It means I can't record both Parenthood
and The Good Wife
because there's that single minute where all three are on simultaneously, thus causing me and my DVR to weep. I'm sure I'm not alone, because every network is doing it. The Bachelor
, Grey's Anatomy
, Desperate Housewives
and Modern Family
on ABC, The Big Bang Theory
on CBS and Glee
on FOX all typically run one minute longer than they should, thus causing chaos for anyone who watches as much TV as I do when trying to plan out a DVR schedule.
It might seem petty to complain about one minute, but it's the dirty little secret that networks have slowly been using over the past few years. When I first got a DVR, I never had this problem. Half-hour comedies ran for 30 minutes, and hour-long dramas ran for 60 minutes. TV shows weren't 61 minutes long, and if they were, the network told the producers to edit out 60 seconds of material.
I understand why the networks play this little trick. It's done on purpose to penalize people like me who enjoy watching shows across all networks. They want you to stay tuned to their channel, so by running one extra minute, a network can keep viewers from turning the channel because they've already missed the opening of a show on a rival network. Sadly, it seems to be working, because there's no other plausible explanation for why the show that follows The Big Bang Theory
, $#*! My Dad Says
, is so popular.
It would make a lot more sense if they would give the extra minute to shows that actually need it and not just to shows with subpar shows following them. Maybe if 60 Minutes
was called 61 Minutes
, Andy Rooney might have enough time to reach a point.

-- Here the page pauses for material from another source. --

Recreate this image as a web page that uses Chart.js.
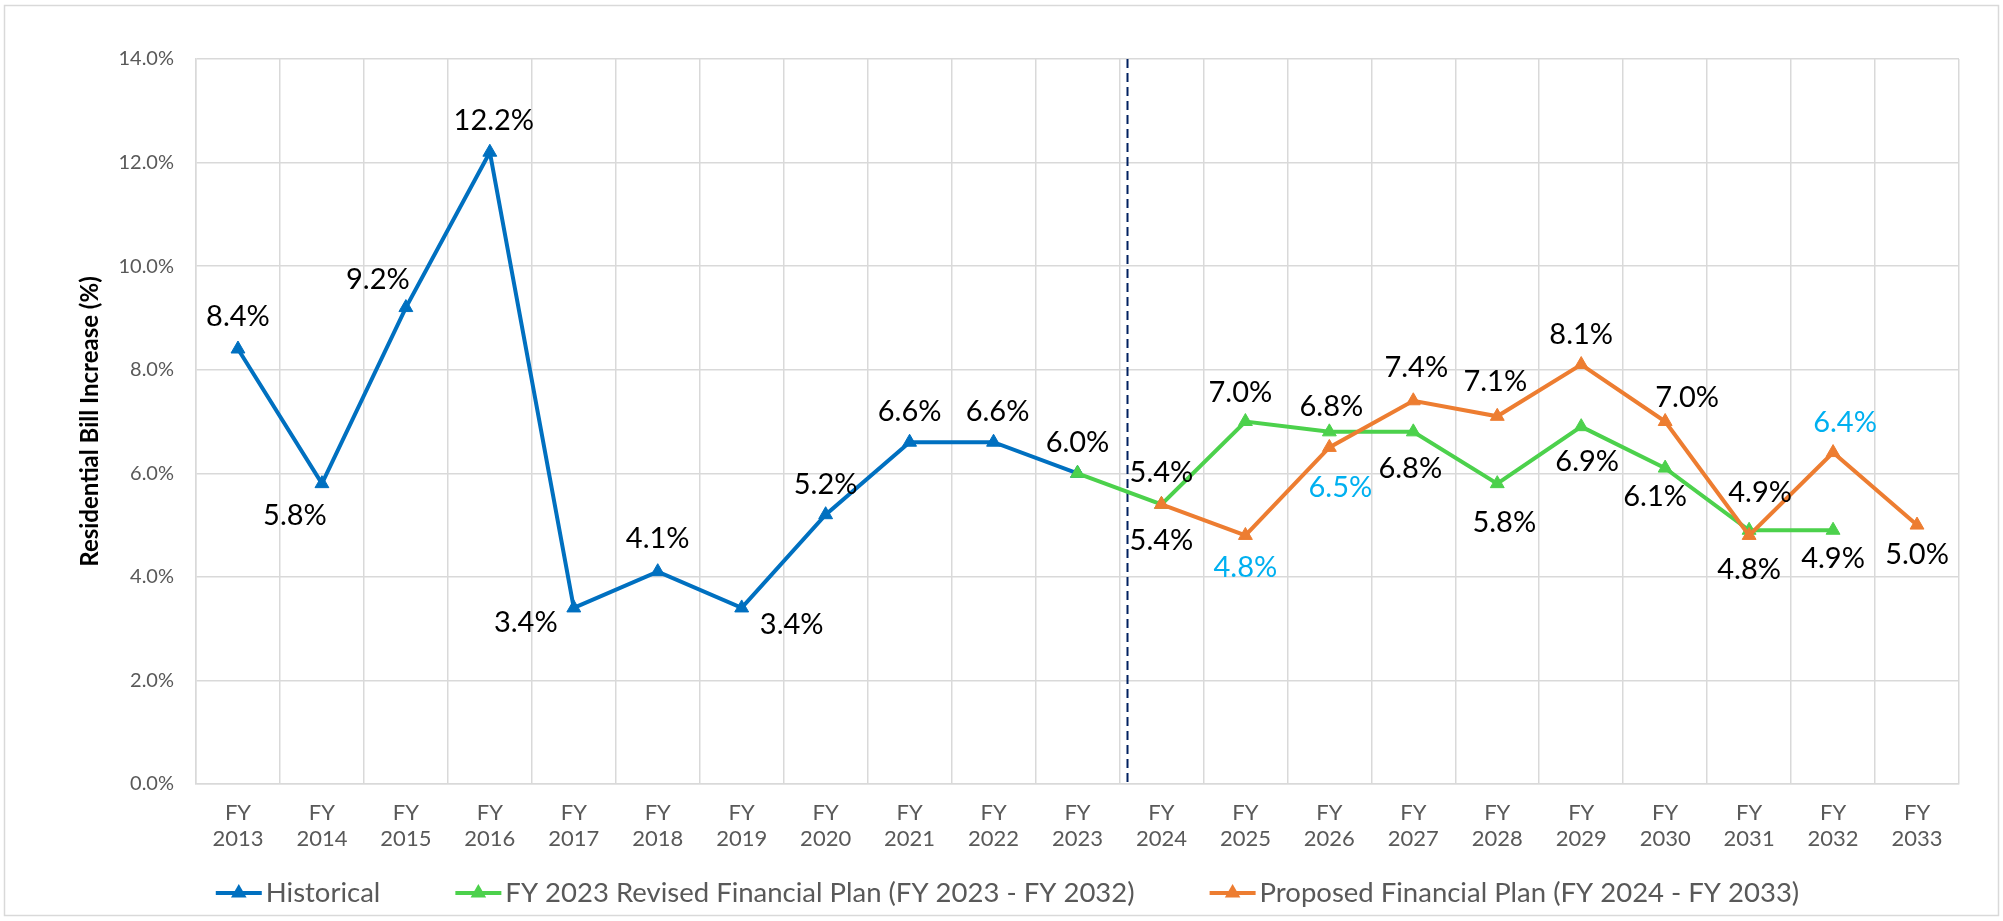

The problem is easily solved. A show could run two fewer commercials, or better yet, two fewer promos for another show on the network. They don't need them, especially since the networks decided to start throwing up promos for other shows on the bottom of the screen during your show. And if that's too much, I'm sure most producers could find 60 measly seconds of their episodes to cut in order to make them fit properly into their time slots instead of spilling over into the next spot like a fat guy on a plane.

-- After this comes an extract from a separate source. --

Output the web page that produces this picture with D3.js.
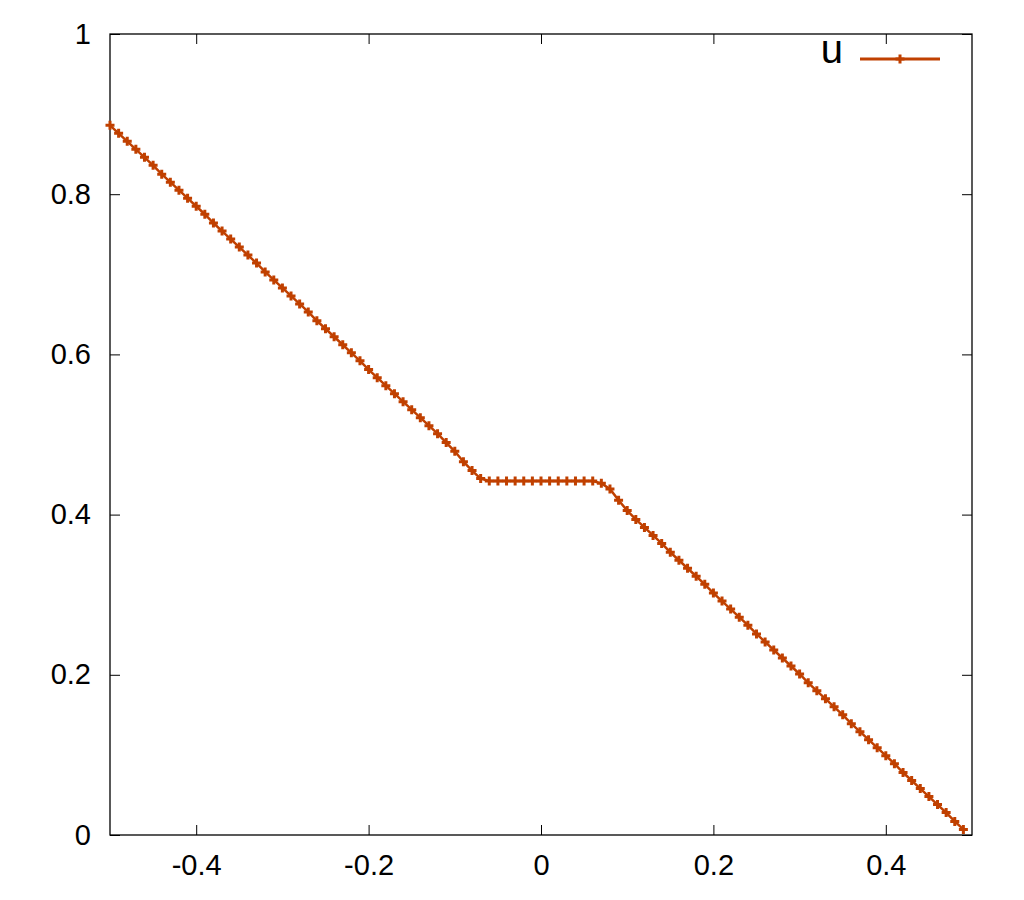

These extra minutes need to stop and TV needs to get back to fitting into neatly packaged 30- and 60-minute increments. Otherwise, TV viewers like me will be forced to make hard decisions about what to watch and what to skip.
As an opening form of protest, I've figured out what to do on Tuesday nights. I'm watching the two shows at 10pm that fit in their hour and leaving V
behind. If ABC wants me back, all they need to do is cut one minute.(Image courtesy of ABC)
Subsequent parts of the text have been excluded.